3.06.2007

good ol' northend.

we were at the upstairs which was about 10 feet wider on all sides and more open as a space. there were several acoustic acts happening, i was to play later, so i was floating around early. there were less than 15 people around, and john rae & the river were playing between sets. i was singing outload instead of carrying on conversation with those around me. deanna and nicole were there, asking why i was still wearing this bracelet with the wrapping paper on it. i said that it was wrapping paper i had bought for jenna and when she gave me a bracelet, i didn't want to remove it. then jenna and morgan walked in holding another gift for me, wrapped in the same black-white polkadot paper.

morgan and i embraced and he told me he really cared about me as a friend and that i should not worry about anything. then he told me he had pizza for us and invited me to the back of the bar to eat it. we had one bite and i looked up to see who was talking and it was an older man with a handgun. he pointed it out the window and said, "it can do this, and this-" firing the gun twice, pointing it at me- "and this.." where i got shot in the collarbone and fell to the ground.


finally up to date

march 02, 07

i was participating in a contest at some sort of fair. it was night time. we were each standing in front of a crumbly concrete wall. there was something we had to figure out about the wall. i saw a dark patch on the concrete, and i poked my finger in, and it crumbled away because there was a small cavity behind the dark patch. inside the cavity was a tiny sickly frog or fish or something. so i won the contest because i found the sickly frog.
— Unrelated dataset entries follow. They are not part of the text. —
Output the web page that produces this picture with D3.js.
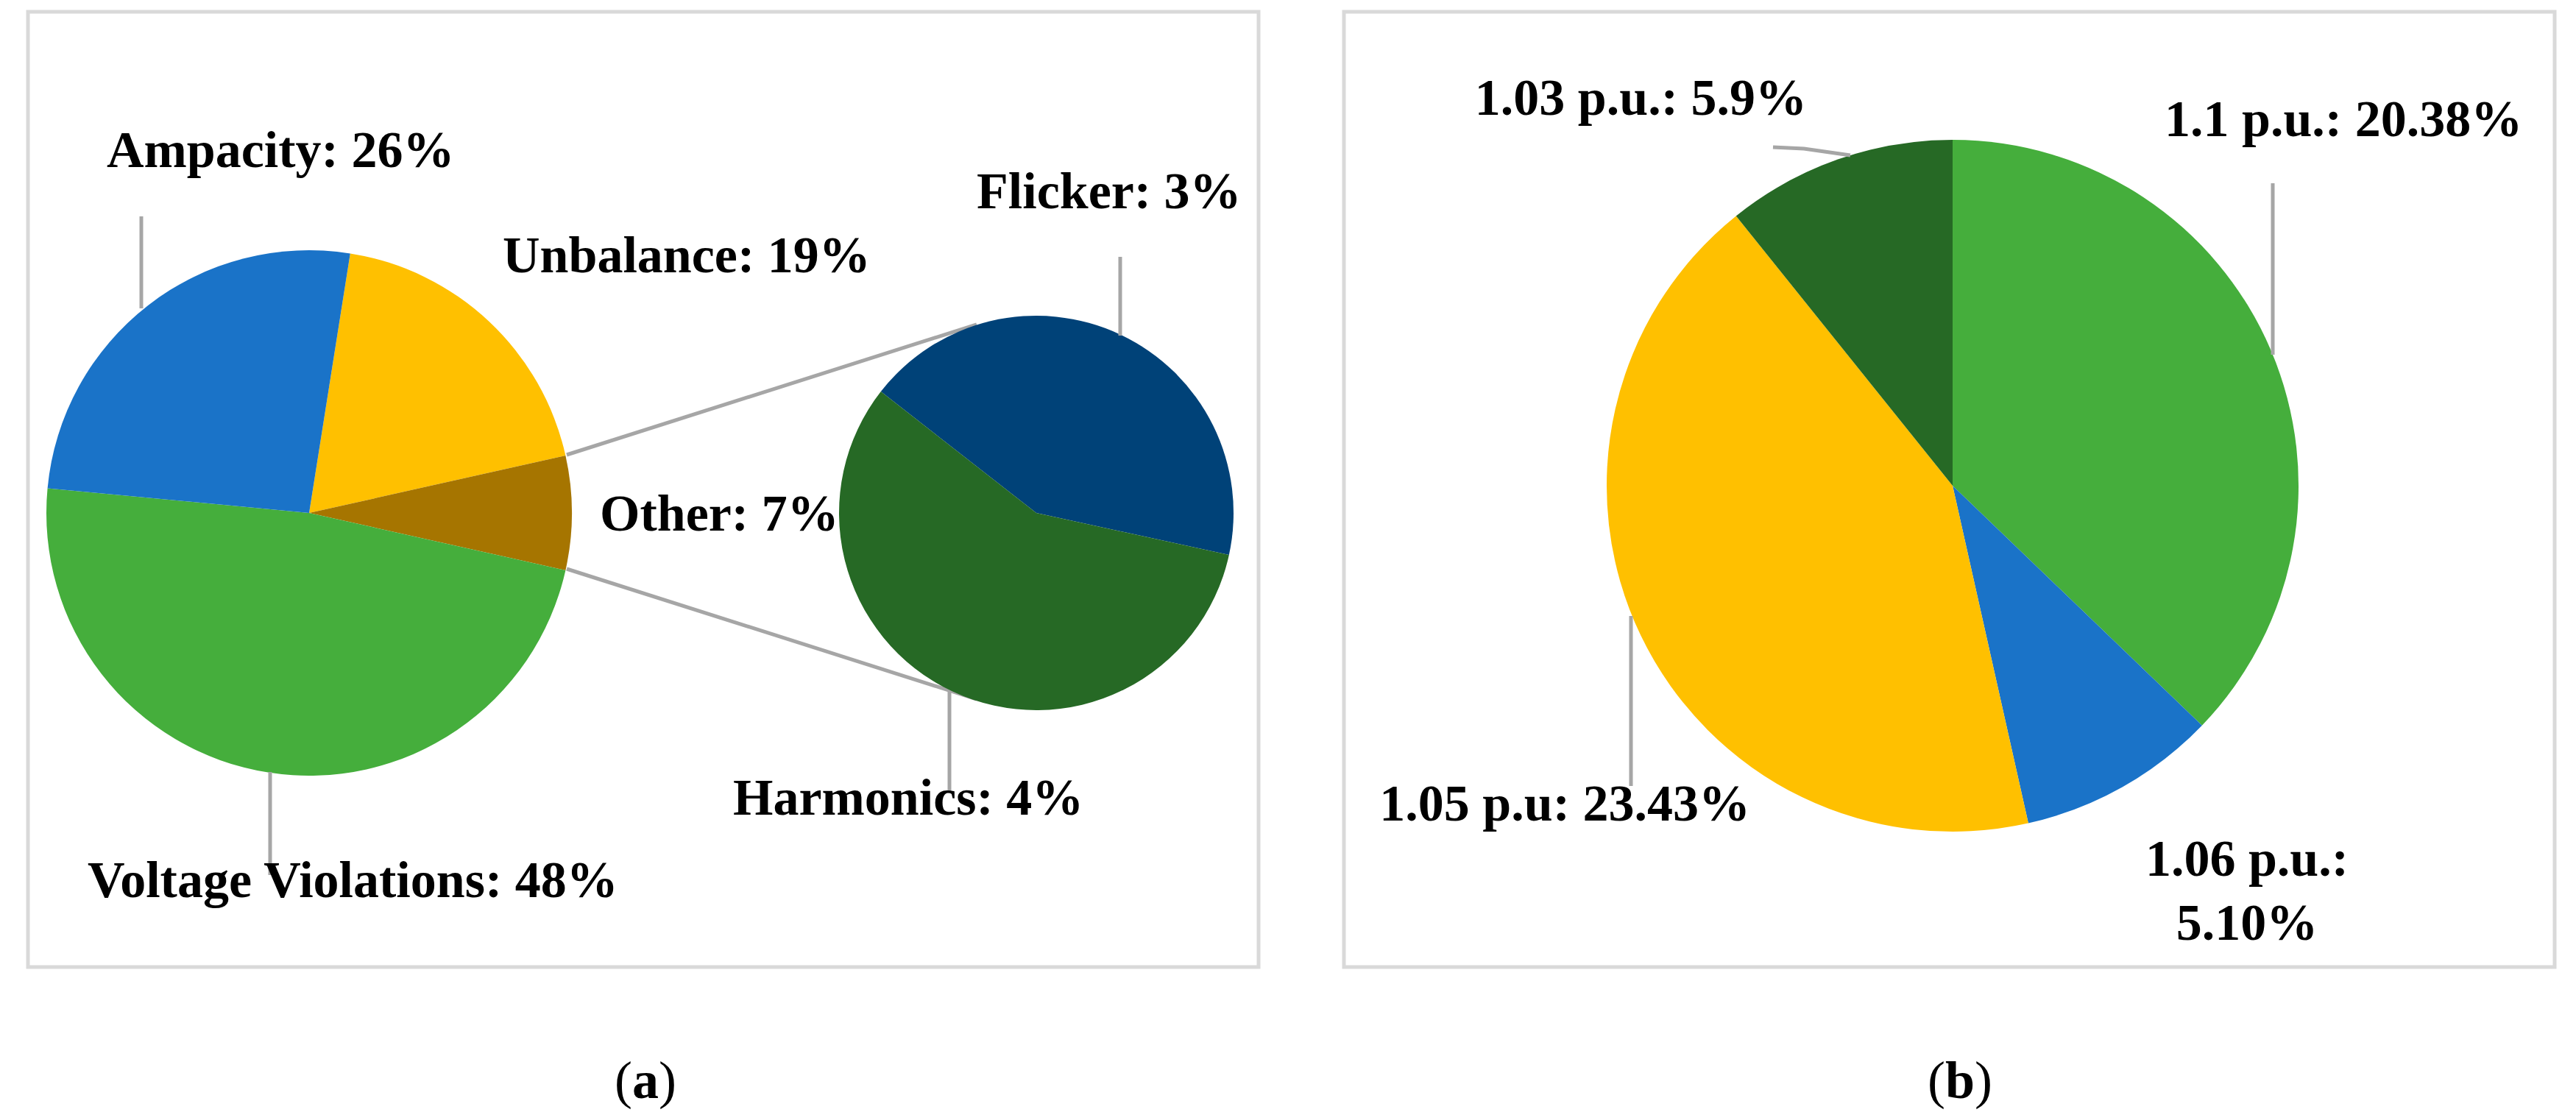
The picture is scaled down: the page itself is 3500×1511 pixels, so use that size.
<!DOCTYPE html>
<html>
<head>
<meta charset="utf-8">
<script src="https://cdn.jsdelivr.net/npm/d3@7"></script>
<style>
  body { margin: 0; background: #fff; }
  text { font-family: "Liberation Serif", "DejaVu Serif", serif; font-weight: bold; fill: #000; }
</style>
</head>
<body>
<div id="chart"></div>
<script>
// panel (a): main pie, clockwise from top
const mainCats = ["Unbalance", "Other", "Voltage Violations", "Ampacity"];
const mainVals = [19, 7, 48, 26];
const mainColors = ["#FFC000", "#A67500", "#45AE3C", "#1A73C8"];
// panel (a): breakdown of "Other"
const subCats = ["Flicker", "Harmonics"];
const subVals = [3, 4];
const subColors = ["#004278", "#266925"];
// panel (b)
const bCats = ["1.1 p.u.", "1.06 p.u.", "1.05 p.u", "1.03 p.u."];
const bVals = [20.38, 5.10, 23.43, 5.9];
const bColors = ["#45AE3C", "#1A73C8", "#FFC000", "#266925"];

const width = 3500, height = 1511;
const svg = d3.select("#chart").append("svg")
    .attr("width", width)
    .attr("height", height);

// panel borders
svg.append("rect").attr("x", 38).attr("y", 16).attr("width", 1672).attr("height", 1298)
    .attr("fill", "none").attr("stroke", "#d9d9d9").attr("stroke-width", 5);
svg.append("rect").attr("x", 1826).attr("y", 16).attr("width", 1645).attr("height", 1298)
    .attr("fill", "none").attr("stroke", "#d9d9d9").attr("stroke-width", 5);

// draws a pie from values
const drawPie = (cx, cy, r, vals, colors, start) => {
    const pie = d3.pie().sort(null).startAngle(start).endAngle(start + 2 * Math.PI);
    const arc = d3.arc().innerRadius(0).outerRadius(r);
    svg.append("g")
        .attr("transform", `translate(${cx},${cy})`)
        .selectAll("path")
        .data(pie(vals))
        .enter()
        .append("path")
        .attr("d", arc)
        .attr("fill", (d, i) => colors[i]);
};

const line = (pts) => {
    svg.append("path")
        .attr("d", d3.line()(pts))
        .attr("fill", "none")
        .attr("stroke", "#a6a6a6")
        .attr("stroke-width", 5);
};

const label = (x, y, txt, anchor = "start", size = 70) => {
    svg.append("text")
        .attr("x", x).attr("y", y)
        .attr("font-size", size)
        .attr("text-anchor", anchor)
        .text(txt);
};

// ---- panel (a)
line([[770, 618], [1327, 441]]);
line([[770, 773], [1327, 950]]);
drawPie(420, 697, 357, mainVals, mainColors, 0.025 * 2 * Math.PI);
drawPie(1408, 697, 268, subVals, subColors, -52 * Math.PI / 180);

line([[192, 294], [192, 419]]);
line([[367, 1049], [367, 1189]]);
line([[1522, 349], [1522, 456]]);
line([[1290, 939], [1290, 1075]]);

label(145, 227, `${mainCats[3]}: ${mainVals[3]}%`);
label(683, 370, `${mainCats[0]}: ${mainVals[0]}%`);
label(815, 721, `${mainCats[1]}: ${mainVals[1]}%`);
label(119, 1219, `${mainCats[2]}: ${mainVals[2]}%`);
label(1327, 283, `${subCats[0]}: ${subVals[0]}%`);
label(996, 1107, `${subCats[1]}: ${subVals[1]}%`);

// ---- panel (b)
drawPie(2653, 660, 470, bVals, bColors, 0);

line([[2409, 200], [2451, 202], [2514, 211]]);
line([[3088, 249], [3088, 482]]);
line([[2216, 837], [2216, 1068]]);

label(2455, 156, `${bCats[3]}: ${bVals[3]}%`, "end");
label(2941, 185, `${bCats[0]}: ${bVals[0].toFixed(2)}%`);
label(2378, 1115, `${bCats[2]}: ${bVals[2].toFixed(2)}%`, "end");
label(3053, 1190, `${bCats[1]}:`, "middle");
label(3053, 1277, `${bVals[1].toFixed(2)}%`, "middle");

// captions
const caption = (x, letter) => {
    const t = svg.append("text").attr("x", x).attr("y", 1492)
        .attr("font-size", 72).attr("text-anchor", "middle")
        .style("font-weight", "normal");
    t.append("tspan").text("(");
    t.append("tspan").style("font-weight", "bold").text(letter);
    t.append("tspan").text(")");
};
caption(877, "a");
caption(2663, "b");
</script>
</body>
</html>
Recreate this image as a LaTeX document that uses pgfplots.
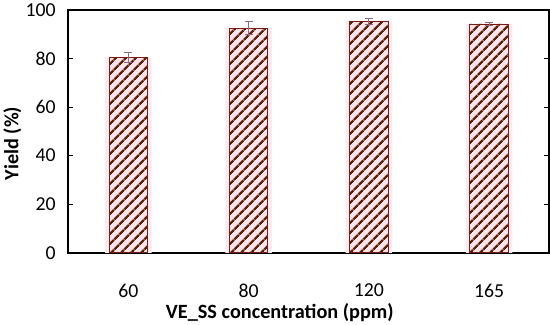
\documentclass[border=0pt]{standalone}
\usepackage{fontspec}
\setmainfont{Carlito}
\usepackage{pgfplots}
\pgfplotsset{compat=1.18}
\usetikzlibrary{patterns.meta}
\definecolor{stripe}{HTML}{5A2008}
\definecolor{barfill}{HTML}{FFE4EC}
\definecolor{halo}{HTML}{FFEAF2}
\definecolor{barline}{HTML}{7A1A10}
\definecolor{errc}{HTML}{8A6A86}
\begin{document}
\begin{tikzpicture}
\begin{axis}[
  scale only axis,
  width=475bp, height=240bp,
  xmin=-0.5, xmax=3.5,
  ymin=0, ymax=100,
  ytick={0,20,...,100},
  xtick=data,
  xticklabels={60,80,120,165},
  major x tick style={draw=none},
  tick align=inside,
  major tick length=5bp,
  axis line style={line width=1.6bp},
  every tick/.style={line width=1bp, black},
  /pgf/number format/assume math mode=true,
  ticklabel style={font=\fontsize{19.5bp}{22bp}\selectfont},
  xticklabel style={yshift=-22bp},
  yticklabel style={xshift=-9bp},
  xlabel={VE\_SS concentration (ppm)},
  ylabel={Yield (\%)},
  every axis x label/.style={at={(axis description cs:0.44,0)}, anchor=north, yshift=-46bp, font=\bfseries\fontsize{20bp}{23bp}\selectfont},
  every axis y label/.style={at={(axis description cs:-0.116,0.45)}, anchor=center, rotate=90, font=\bfseries\fontsize{20bp}{23bp}\selectfont},
  ybar, bar shift=0pt,
]
\addplot[fill=halo, draw=none, bar width=46bp] coordinates {(0,80.5) (1,92.5) (2,95.3) (3,94.2)};
\addplot[bar width=38bp, fill=barfill, draw=barline, line width=0.8bp,
  postaction={pattern={Lines[angle=45, distance=6.8bp, line width=2.3bp]}, pattern color=stripe},
  error bars/.cd, y dir=both, y explicit,
  error bar style={color=errc, line width=0.8bp},
  error mark options={rotate=90, mark size=4bp, line width=0.8bp, color=errc}]
  coordinates {(0,80.5) +- (0,2.0) (1,92.5) +- (0,2.7) (2,95.3) +- (0,1.3) (3,94.2) +- (0,0.8)};
\end{axis}
\end{tikzpicture}
\end{document}
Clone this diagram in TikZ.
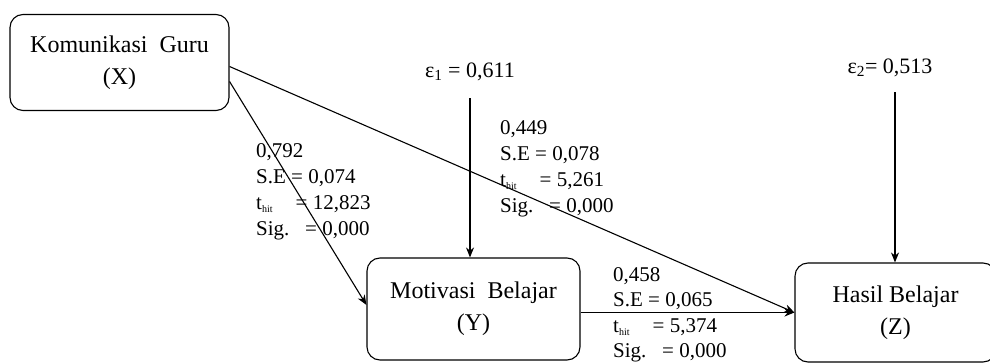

but before i realized what i was doing, i threw the sickly frog into the first bit of water i saw. i think i thought i was going to revive him, or set him free. there was a square hole, about a few feet wide, cut out of the concrete that was filled with water. big tubes were coming out of it going to the big heavy machinery, and the water was covered in a giant slick of oil and it was really hot and nearly boiling, and that is the water i happened to throw the sickly frog into.

i realized as the frog left my hands that i shouldn't throw him into the horrible hot polluted water, but i still had hope that he'd float to the surface so i could rescue him, i wouldn't care if i scalded my hands. but he didn't come up fast enough. after a while i knew the poor little frog was dead. everyone around me shook their heads in disgust, and the happiness i had from winning the contest turned into sadness and guilt. i kept thinking "what was i thinking? i wasn't thinking. what a stupid thing to do".